Suddenly the bitter taste of acid stabs at his throat. His stomach pulls together and he can feel himself tighten. The man runs out of the room, his swollen tongue filling his mouth with flesh and teeth, leaving the bored, stagnant pool of sparkling wine and jewellery. He is different. He is real.
He runs down the street, his lonely shoes tapping on the pavement, striking at the lonely quiet of the night and the distant traffic. He runs through his house and out into his bare cement garden, to sit, lonely, on the ground, and look at the stars.

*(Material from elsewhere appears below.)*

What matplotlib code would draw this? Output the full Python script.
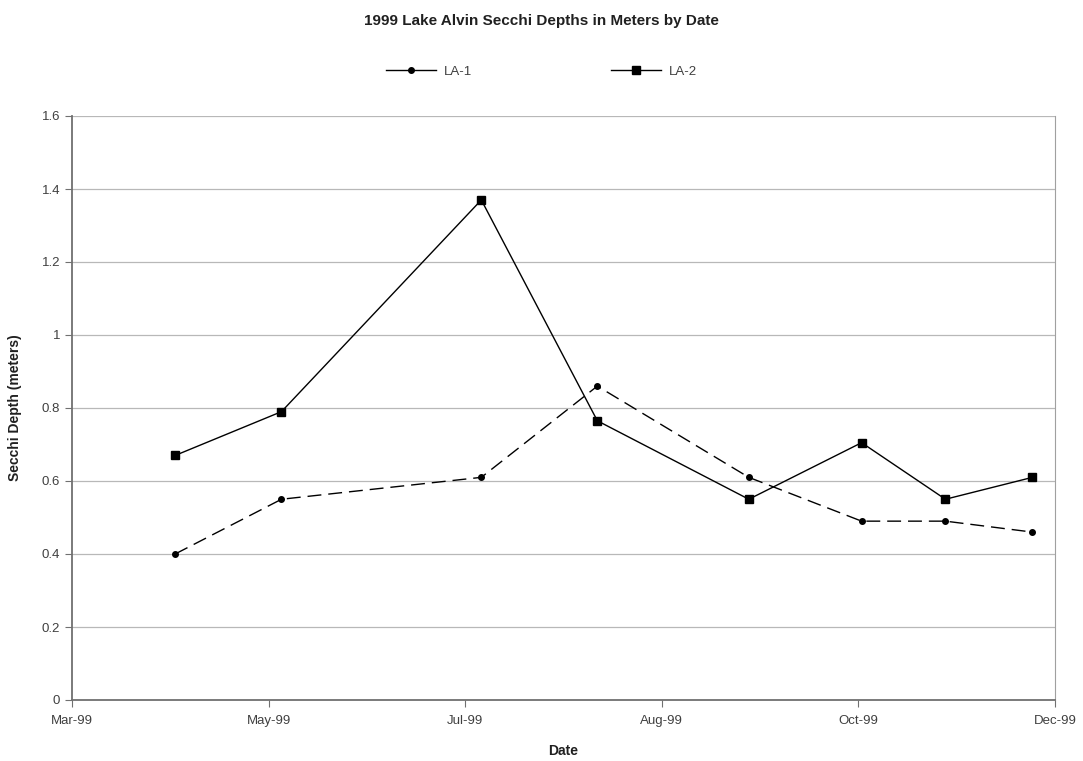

Alone he can feel the hardness under him, and the swift night air all around him, biting at his cheeks and nibbling his fingertips. He can hear the sounds of a television set, and cars, and dogs, and people, all indifferent. All separate. All alone. But tonight, he is not alone, tonight he sits with the stars, and the gun, nestled in his warm hands. He strokes it and he can hear it sigh with pleasure.
The man who thinks he is mad is looking at the stars. The wife brings him tea. She can see a smile on his face, a smile she thought was gone forever, but she cannot see his hands. She kisses his forehead, her lips, hot, stain him with marks that look like blood, or rose petals.
He is remembering a line in a book, and that at night, blood is black. His head fills with noise, and his blood is black.
In the morning, she finds him, covered in rose petals, blood red against the grey cement, the colour of his face. The blood marks of her kiss are still on his forehead, and she cries.
A piece of paper rests between his finger and thumb. The wife, who does not understand, reads it. ""Stars," it reads, "ninety one million, trillion, billion."
"Oh God," she says, "Why?"
And God, who does not understand, looks down at the garden through a gap in the clouds, and says: "Ninety one million, trillion, billion is my favourite number."
The man is a speck of dust against the vast spread of gardens.
E N D

Rosie Cooper
Rosie Cooper lives in London.
"This story is a lot about myself, and about people I know, people who get called things like ‘unstable’ and ‘screwed up’, because they feel, experience, notice and are affected by their surroundings more than the people who want to ‘cure’ them.
I wanted this story to be applicable and identifiable to anyone who read it, which was partly why I didn’t give the man a name. He is a nondescript stranger in a street, a friend, a neighbour, normal except for what goes on inside his head. He is a nondescript figure whose death would go almost entirely unnoticed. I think this is the same for all of us."